“Are you from Yankeeland?” asked a tall, young bloke at the bar as I tried to get a beer before closing.
It was New Year’s Eve 1971 around 10.30pm, and I just hitched a ride from near Adelaide to Wudinna, South Australia on the Eyre Highway. It seemed like the middle of nowhere and I could use a drink to celebrate the New Year.
My ride said I might be able to get one at the Wudinna Hotel (pictured in 1998), and sure enough, the young bloke ordered me one, then introduced me to the local constable. “He’s from Yankeeland,” he told the policeman, who said: “It’s almost closing, but you can have a few. It’s New Year’s Eve!”
It was my first Christmas holiday away from home in the US, and I had hitched from Kangaroo Valley the day after Boxing Day, aiming to get to Perth and have a dip in the Indian Ocean. I had been teaching in the western suburbs of Sydney, and hitchhiking was one of my favourite modes of transport in those days.
Fortunately, I had not seen Wake in Fright, an Australian film depicting the dangers of the outback and the male pub culture, based on the novel by Kenneth Cook. The movie features a bonded teacher, John Grant, who makes a stopover in a steamy mining town on the way to Sydney on his school holidays, and, like me, goes to the pub. The first person he meets is the local constable, Jock Crawford, played by the legendary Chips Rafferty, who tells him he couldn’t have come to a better place than Bundayabba, aka the Yabba. “What about another beer?” asks the constable, which leads to more beers, two-up, Grant losing all his money, missing his plane and disaster after disaster for the teacher, including being sexually assaulted by a disbarred doctor, malevolently played by Donald Pleasance!
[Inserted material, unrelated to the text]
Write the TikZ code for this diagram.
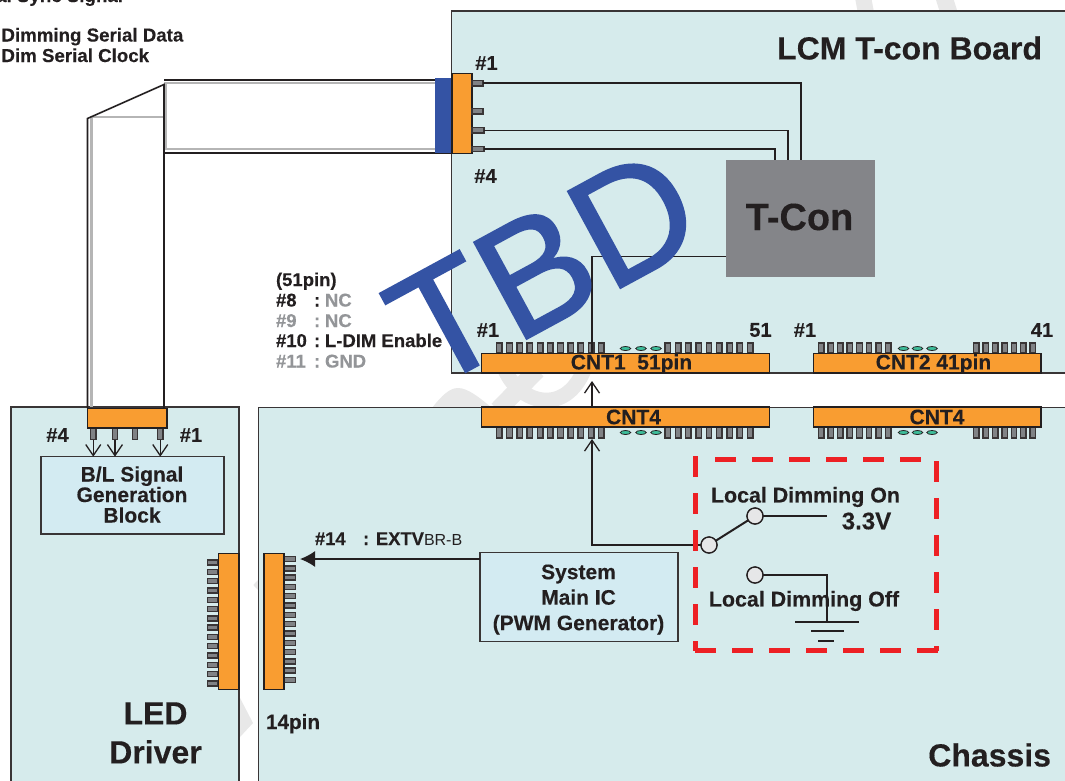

I am happy to relate that none of the above happened to me in Wudinna. Closing did take place a little later than normal that night, and I was taken by the young bloke to the New Year’s dance at the local school hall, where I met just about everybody in Wudinna. There was no beer at the party, but I was escorted across the road to the teacher’s hostel, where I was included in a circle as the young folk passed around a bottle of beer. I had just spent five years in New York City, where entirely different substances were passed around in late-night circles. But I never enjoyed smoking anything and I do love beer. This was fun!
Back to the hall, and a lot of dancing until the party was over around 2am or so. But the festivities did not end there. I was taken to the home of the young bloke (I wish I could remember his name, but it was 40 years ago!) to meet his parents, who were having a party of their own with the town’s movers and shakers. His father was the bank manager, and just about everybody there was a community leader. When they found out I had taught in Harlem for three years, I had to tell every story I could remember.
I’ll tell just one of those stories here, to give you a flavour of that New Year’s morning in Wudinna. It’s all about Herman H., a chubby little sixth-grader, with a high-pitched voice, and a wonderful sense of humour. Herman knew I needed a drink after a tough day of classes, and while I never hit the sauce in the morning, he could recognise a hangover when he saw one. About 8.30am as I was getting ready to take the attendance, he and a friend came up to my desk. And with a smile on his face, Herman said: “You know I told my mother that sometimes in the morning we can smell alcohol on your breath.” And I immediately thought: “Well, there goes my job, I guess I’ll have to go to Vietnam after all.” So I asked, expecting the worst: “Herman, what did she say?” He said loud enough for the rest of the class to hear: “She said, you gotta have something with you bad-ass kids.” I fell in love with Mrs H. from that moment on (I already loved Herman!). The parents in Wudinna also loved the story.
It was about 4.30am when everyone was starting to doze off, including me, after many stories and a lot of Old People’s Music (Guy Lombardo, as I recall). At this stage, the teen-aged sons and daughters of Wudinna came in to take me to the beach. I said goodbye to the old folks, and was driven along a rough road about 80km south to the ocean, with the youngsters singing their music: Eagle Rock, I think, was one of the songs!
We got there as the sun came up, and jumped into the water to wake ourselves up. That lasted about half an hour, before we all fell asleep on blankets. It was New Year’s Day, with barbecues and water sports: A perfect day at the beach. I felt as if the whole town of Wudinna had adopted me – a bloke from Yankeeland. “Wake in fright?” No, it was “Wake out of sight,” to use the vernacular of the early seventies.
Around 5pm or so, the teenagers drove me back to the Eyre Highway and on to the next town going west, saying I had a better chance of getting a ride there. As we waved goodbye to each other, I must admit I had to wipe away a few tears.
I never made it back to Wudinna, but since then I have only had happy experiences in the Australian bush. Like most small towns around the world, Australia’s villages and hamlets are filled with friendly people.
Wudinna, forty years on, I salute you. Happy 2012.